Visionäre der Stadt - Radbahn quer durch Berlin
Berlin platzt aus allen Nähten, heißt es immer. Was tun gegen den drohenden Infarkt? Falsch, sagt Matthias Heskamp. In Berlin sei Platz genug: "Wir müssen ihn uns nur zurückerobern." Heskamp ist Architekt und Fahrradfahrer aus Leidenschaft. Beides hat er zusammen mit seinem Team in einer Vision verarbeitet: Ein moderner Radweg quer durch Berlin, ohne Hindernisse, ohne Stress. Die "Radbahn Berlin" soll neun Kilometer lang sein und vom Bahnhof Zoo bis zur Oberbaumbrücke führen - nicht in Form neuer Radwege am Straßenrand, sondern ab durch die Mitte.
Fast neun Kilometer sicheres Radfahren quer durch die City - vom Bahnhof Zoo bis zur Warschauer Brücke - das ist die Ausgangsidee für das Projekt "Radbahn". Eine reine Rennstrecke nur für Fahrradfahrer soll sie nicht sein. Die Radbahn will eher den bislang brach liegenden Raum unter Berlins berühmter Hochbahn der U1 in eine pulsierende urbane Hauptschlagader verwandeln. Sie wäre der erste überdachte Radweg Deutschlands und soll - ähnlich wie die New Yorker Hochbahn - zu einem neuen Publikumsmagneten für Berlin werden, der nicht nur Fahrradfahrer anzieht.
Mit Grünstreifen und "Möckernstrand"
Drei bis vier Meter breit und mit einem reifenfreundlichen Belag, dessen Solarzellen gleichzeitig Strom produzieren, so stellen sich die Planer den Radweg vor. Am Rand der Strecke soll auch Platz für Grünstreifen und Promenaden sein, am Landwehr-Kanal entstünde eine Freitreppe mit Südblick, der "Möckernstrand" -. Das Konzept enthält viele Ideen: einen Hafen, in dem Container auf Lastenräder geladen werden, Sensoren, die bei Regen den Radlern länger Ampel-Grün geben, zum Beispiel. Geplant ist, dass die Strecke zunächst über den Mittelstreifen der Tauentzienstraße führt, wo sich Radfahrer und Fußgäger den Platz teilen.
Am Anfang war die Skepsis
An der Bülowstraße geht es weiter unter der U2-Trasse entlang, dann durch den Park am Gleisdreieck, vorbei am Halleschen und dem Kottbusser Tor.

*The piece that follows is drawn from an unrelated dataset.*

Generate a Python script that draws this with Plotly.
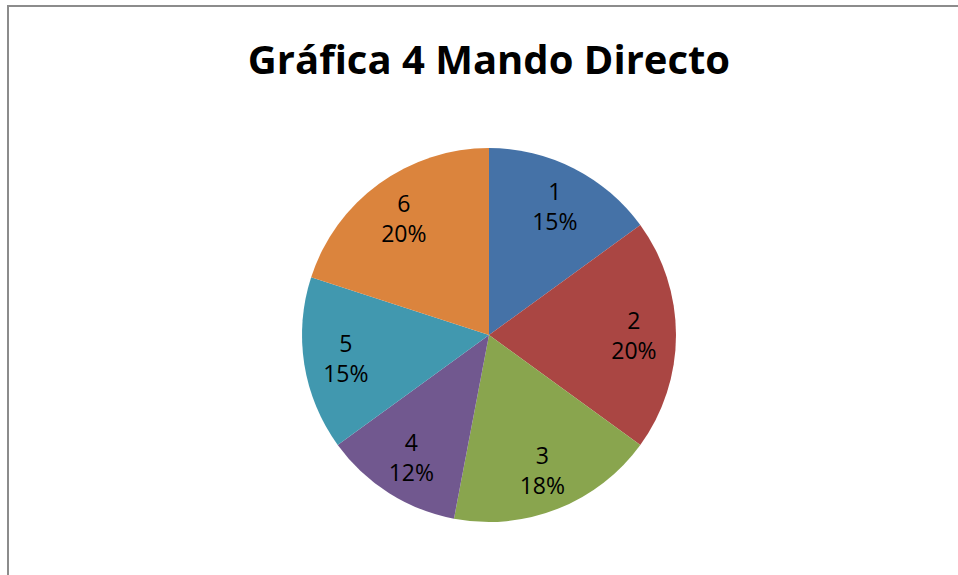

Wo es möglich ist, soll es unter dem Viadukt der U1 entlang gehen, sonst daneben auf der Straße, schließlich über die Oberbaumbrücke zur Warschauer Straße.
Im Herbst 2015 haben die acht Stadtplaner und Architekten um Mitinitiator Matthias Heskamp ihr Projekt zum ersten Mal der Öffentlichkeit präsentiert. Damals bekamen sie viel Kritik: Kaum zu realisieren, kein Platz, verkehrstechnisch kompliziert und zu teuer, hieß es. Seitdem feilen sie am Konzept und an Lösungsvorschlägen für die schwierigen Passagen der Strecke.
Die "Fahrrad-City" im Visier
Die inzwischen ausgefeilte Planung umfasst 140 Seiten. Rund 13 Millionen Euro soll die Strecke kosten - bei einer besonders aufwendigen Umsetzung das Doppelte. Doch anders als zu Beginn stößt die Idee jetzt auch in der Politik auf offnene Ohren, der rot-rot-grüne Senat will ja Berlin zur Fahrrad-City machen.